▸ THE PROBLEM: Reproduce the data exactly and drop any pictures it holds.

● ● ● ● ● ● ●

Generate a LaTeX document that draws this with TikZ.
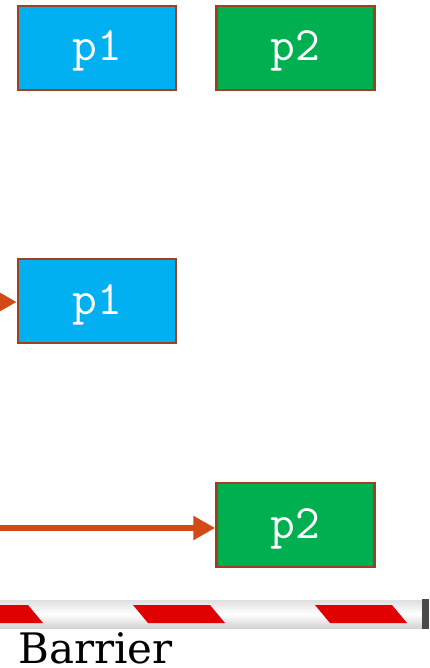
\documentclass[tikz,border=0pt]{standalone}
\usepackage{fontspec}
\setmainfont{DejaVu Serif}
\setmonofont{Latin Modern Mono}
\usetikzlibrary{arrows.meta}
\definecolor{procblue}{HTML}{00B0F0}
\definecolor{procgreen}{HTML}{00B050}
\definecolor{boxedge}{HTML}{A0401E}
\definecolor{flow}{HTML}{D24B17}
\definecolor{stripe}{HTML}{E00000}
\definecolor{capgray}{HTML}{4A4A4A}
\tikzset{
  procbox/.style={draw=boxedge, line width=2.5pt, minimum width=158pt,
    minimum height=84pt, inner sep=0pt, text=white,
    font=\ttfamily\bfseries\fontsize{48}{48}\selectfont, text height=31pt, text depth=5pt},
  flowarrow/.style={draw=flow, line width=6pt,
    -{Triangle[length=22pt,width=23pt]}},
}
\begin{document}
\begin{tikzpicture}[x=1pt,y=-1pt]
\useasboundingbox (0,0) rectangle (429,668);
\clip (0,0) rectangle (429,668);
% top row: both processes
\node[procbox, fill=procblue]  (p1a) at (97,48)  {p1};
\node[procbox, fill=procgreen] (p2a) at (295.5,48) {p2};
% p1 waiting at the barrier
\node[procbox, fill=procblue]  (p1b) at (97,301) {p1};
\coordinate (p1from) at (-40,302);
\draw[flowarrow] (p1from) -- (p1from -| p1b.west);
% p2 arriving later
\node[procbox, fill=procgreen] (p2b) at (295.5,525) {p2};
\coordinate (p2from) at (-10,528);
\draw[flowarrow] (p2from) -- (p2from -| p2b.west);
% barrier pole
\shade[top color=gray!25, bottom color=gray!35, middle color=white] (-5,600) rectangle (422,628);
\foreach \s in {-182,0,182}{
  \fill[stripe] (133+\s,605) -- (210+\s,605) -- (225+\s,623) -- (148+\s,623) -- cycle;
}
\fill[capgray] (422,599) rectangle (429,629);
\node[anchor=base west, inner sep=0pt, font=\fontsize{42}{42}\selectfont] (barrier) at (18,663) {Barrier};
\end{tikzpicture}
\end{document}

● ● ● ● ● ● ●

▸ ANSWER TO THIS TASK:
Generate a LaTeX document that draws this with TikZ.
\documentclass[tikz,border=0pt]{standalone}
\usepackage{fontspec}
\setmainfont{DejaVu Serif}
\setmonofont{Latin Modern Mono}
\usetikzlibrary{arrows.meta}
\definecolor{procblue}{HTML}{00B0F0}
\definecolor{procgreen}{HTML}{00B050}
\definecolor{boxedge}{HTML}{A0401E}
\definecolor{flow}{HTML}{D24B17}
\definecolor{stripe}{HTML}{E00000}
\definecolor{capgray}{HTML}{4A4A4A}
\tikzset{
  procbox/.style={draw=boxedge, line width=2.5pt, minimum width=158pt,
    minimum height=84pt, inner sep=0pt, text=white,
    font=\ttfamily\bfseries\fontsize{48}{48}\selectfont, text height=31pt, text depth=5pt},
  flowarrow/.style={draw=flow, line width=6pt,
    -{Triangle[length=22pt,width=23pt]}},
}
\begin{document}
\begin{tikzpicture}[x=1pt,y=-1pt]
\useasboundingbox (0,0) rectangle (429,668);
\clip (0,0) rectangle (429,668);
% top row: both processes
\node[procbox, fill=procblue]  (p1a) at (97,48)  {p1};
\node[procbox, fill=procgreen] (p2a) at (295.5,48) {p2};
% p1 waiting at the barrier
\node[procbox, fill=procblue]  (p1b) at (97,301) {p1};
\coordinate (p1from) at (-40,302);
\draw[flowarrow] (p1from) -- (p1from -| p1b.west);
% p2 arriving later
\node[procbox, fill=procgreen] (p2b) at (295.5,525) {p2};
\coordinate (p2from) at (-10,528);
\draw[flowarrow] (p2from) -- (p2from -| p2b.west);
% barrier pole
\shade[top color=gray!25, bottom color=gray!35, middle color=white] (-5,600) rectangle (422,628);
\foreach \s in {-182,0,182}{
  \fill[stripe] (133+\s,605) -- (210+\s,605) -- (225+\s,623) -- (148+\s,623) -- cycle;
}
\fill[capgray] (422,599) rectangle (429,629);
\node[anchor=base west, inner sep=0pt, font=\fontsize{42}{42}\selectfont] (barrier) at (18,663) {Barrier};
\end{tikzpicture}
\end{document}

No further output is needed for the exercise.